Why Michael Bay should be shot

Or at least beaten with Donatello’s staff:

A few days ago, a 15-second video emerged online. It shows producer Michael Bay standing before an audience in a suit, discussing his plans for a new Teenage Mutant Ninja Turtles film, to be directed by Jonathan Liebesman of Wrath of the Titans fame, with such a dearth of enthusiasm that you could quite easily mistake him for a printer toner spokesman at a regional office supplies conference.

In the video, Bay says: “Kids are going to believe one day that these turtles actually do exist when we are done with this movie. These turtles are from an alien race and they are going to be tough, edgy, funny and completely lovable.”

No, no, no, no, no, no, no, no, no. No:

Now, hang on a minute. From an alien race? That’s not how it works. That’s not how it works at all. Everyone knows that the turtles came about because they were exposed to radioactive material as babies. They’re mutants. They’re quite definitively not aliens. They’re called the Teenage Mutant Ninja Turtles, not the Teenage Alien Race of Turtle-like Creatures Who Happen to Know Ninja.
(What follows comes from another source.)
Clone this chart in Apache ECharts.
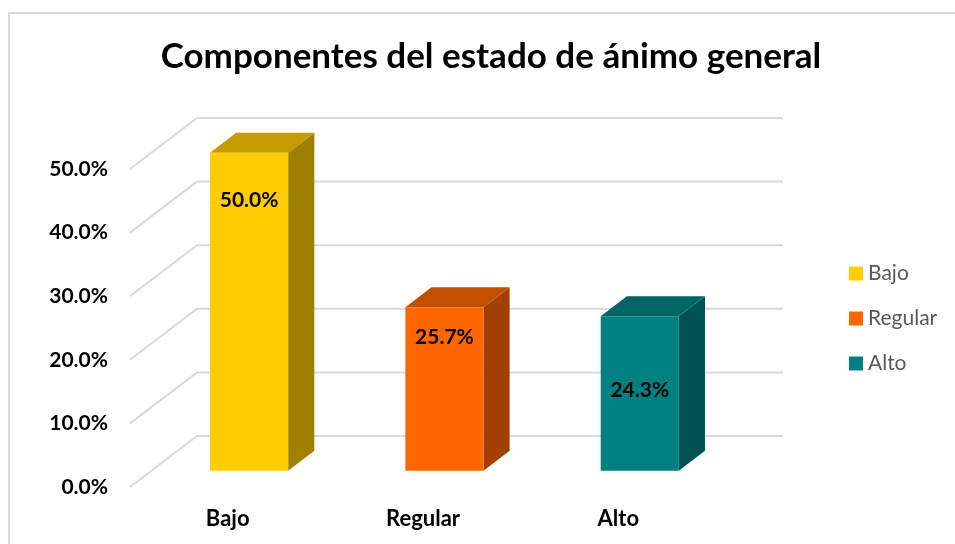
<!DOCTYPE html>
<html>
<head>
<meta charset="utf-8">
<script src="https://cdn.jsdelivr.net/npm/echarts@6/dist/echarts.min.js"></script>
<style>
html,body{margin:0;padding:0;background:#fff;}
#chart{width:955px;height:544px;}
</style>
</head>
<body>
<div id="chart"></div>
<script>
// ---- data ----
const titleText = 'Componentes del estado de ánimo general';
const categories = ['Bajo', 'Regular', 'Alto'];
const values = [50.0, 25.7, 24.3];
const yTicks = [0, 10, 20, 30, 40, 50];

// ---- style ----
const frontColors = ['#FFCC00', '#FF6600', '#008080'];
const topColors = ['#C49C00', '#C24E00', '#006664'];
const sideColors = ['#A08000', '#A34000', '#005352'];
const labelDy = [48, 30, 74];
const FONT = 'Lato, "Open Sans", sans-serif';

const chart = echarts.init(document.getElementById('chart'));

// depth geometry as fractions of the category band width
const WALL_DX = 0.343, WALL_DY = -0.261;
const BAR_POS = 0.32, BAR_DEPTH = 0.39, BAR_HALF = 0.2;

function gridRender(params, api) {
  const v = api.value(1);
  const p = api.coord([0, v]);
  const bw = api.size([1, 0])[0];
  const x0 = p[0] - bw / 2, y0 = p[1];
  const dx = bw * WALL_DX, dy = bw * WALL_DY;
  return {
    type: 'polyline',
    shape: { points: [[x0, y0], [x0 + dx, y0 + dy], [x0 + dx + bw * categories.length, y0 + dy]] },
    style: { stroke: '#D9D9D9', lineWidth: 2, fill: null },
    silent: true
  };
}

function makeBarRender(i) {
  return function (params, api) {
    const v = api.value(1);
    const c = api.coord([i, v]);
    const b = api.coord([i, 0]);
    const bw = api.size([1, 0])[0];
    const ox = bw * WALL_DX * BAR_POS, oy = bw * WALL_DY * BAR_POS;
    const dx = bw * WALL_DX * BAR_DEPTH, dy = bw * WALL_DY * BAR_DEPTH;
    const hw = bw * BAR_HALF;
    const xl = c[0] + ox - hw, xr = c[0] + ox + hw;
    const yt = c[1] + oy, yb = b[1] + oy;
    return {
      type: 'group',
      children: [
        { type: 'polygon', shape: { points: [[xr, yt], [xr + dx, yt + dy], [xr + dx, yb + dy], [xr, yb]] },
          style: { fill: sideColors[i] } },
        { type: 'polygon', shape: { points: [[xl, yt], [xl + dx, yt + dy], [xr + dx, yt + dy], [xr, yt]] },
          style: { fill: topColors[i] } },
        { type: 'rect', shape: { x: xl, y: yt, width: xr - xl, height: yb - yt },
          style: { fill: frontColors[i] } },
        { type: 'text', x: (xl + xr) / 2, y: yt + labelDy[i],
          style: { text: values[i].toFixed(1) + '%', fill: '#000', font: 'bold 21px ' + FONT,
                   align: 'center', verticalAlign: 'middle' } }
      ]
    };
  };
}

const series = [{
  type: 'custom',
  name: '_grid',
  renderItem: gridRender,
  data: yTicks.map(v => [0, v]),
  z: 1,
  silent: true
}];
categories.forEach((name, i) => {
  series.push({
    type: 'custom',
    name: name,
    renderItem: makeBarRender(i),
    data: [[i, values[i]]],
    itemStyle: { color: frontColors[i] },
    z: 2
  });
});

chart.setOption({
  animation: false,
  backgroundColor: '#fff',
  title: {
    text: titleText,
    left: 491, top: 39, textAlign: 'center', padding: 0,
    textStyle: { fontFamily: FONT, fontWeight: 'bold', fontSize: 35, color: '#000' }
  },
  legend: {
    data: categories,
    orient: 'vertical',
    left: 849, top: 263, padding: 0,
    itemWidth: 14, itemHeight: 14, itemGap: 24,
    icon: 'rect',
    textStyle: { fontFamily: FONT, fontSize: 21, color: '#595959' }
  },
  grid: { left: 130, right: 239, top: 169, bottom: 57, containLabel: false },
  xAxis: {
    type: 'category',
    data: categories,
    axisLine: { show: false }, axisTick: { show: false },
    axisLabel: { margin: 21, fontFamily: FONT, fontWeight: 'bold', fontSize: 22, color: '#000' }
  },
  yAxis: {
    type: 'value', min: 0, max: 50, interval: 10,
    axisLine: { show: false }, axisTick: { show: false }, splitLine: { show: false },
    axisLabel: { margin: 22, fontFamily: FONT, fontWeight: 'bold', fontSize: 21, color: '#000',
                 formatter: v => v.toFixed(1) + '%' }
  },
  graphic: [{
    type: 'rect', silent: true, z: 0,
    shape: { x: 9, y: 13, width: 960, height: 540 },
    style: { fill: null, stroke: '#D9D9D9', lineWidth: 2 }
  }],
  series: series
});
</script>
</body>
</html>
We already have all the TMNT movies we need. And they were great. Well. In my memory they were great. I haven’t seen them since the 90’s, so I can’t distinguish one from the other, and honestly, I think I’m mixing in a few scenes from the 3 Ninjas when I look back at things. Regardless. This epic pile of feces Bay has proposed should not happen.

By the way: Michelangelo > Leonardo > Donatello > Raphael.

3 Responses

  1. “Making the turtles aliens would ruin everything – their desire to be accepted, their bizarre late-1980s street lingo, their fondness for pizza. Everything,” the paper argued. “Are we really meant to believe that there’s an alien race of giant turtles who just happen to all be named after renowned Renaissance artists from this planet, and speak English, and who came to Earth with a giant elderly rat who’s presumably from the same race, just to live in sewers and loudly eschew anchovies at every opportunity? Hardly, Michael Bay. Hardly.”

    And:

    “The thought of anyone – least of all a six-foot kung-fu tortoise – saying the word “cowabunga” out loud in 2012 is sphincter-obliteratingly awful.”

    ~ The Guardian

  2. Why can’t he leave my childhood the fuck alone?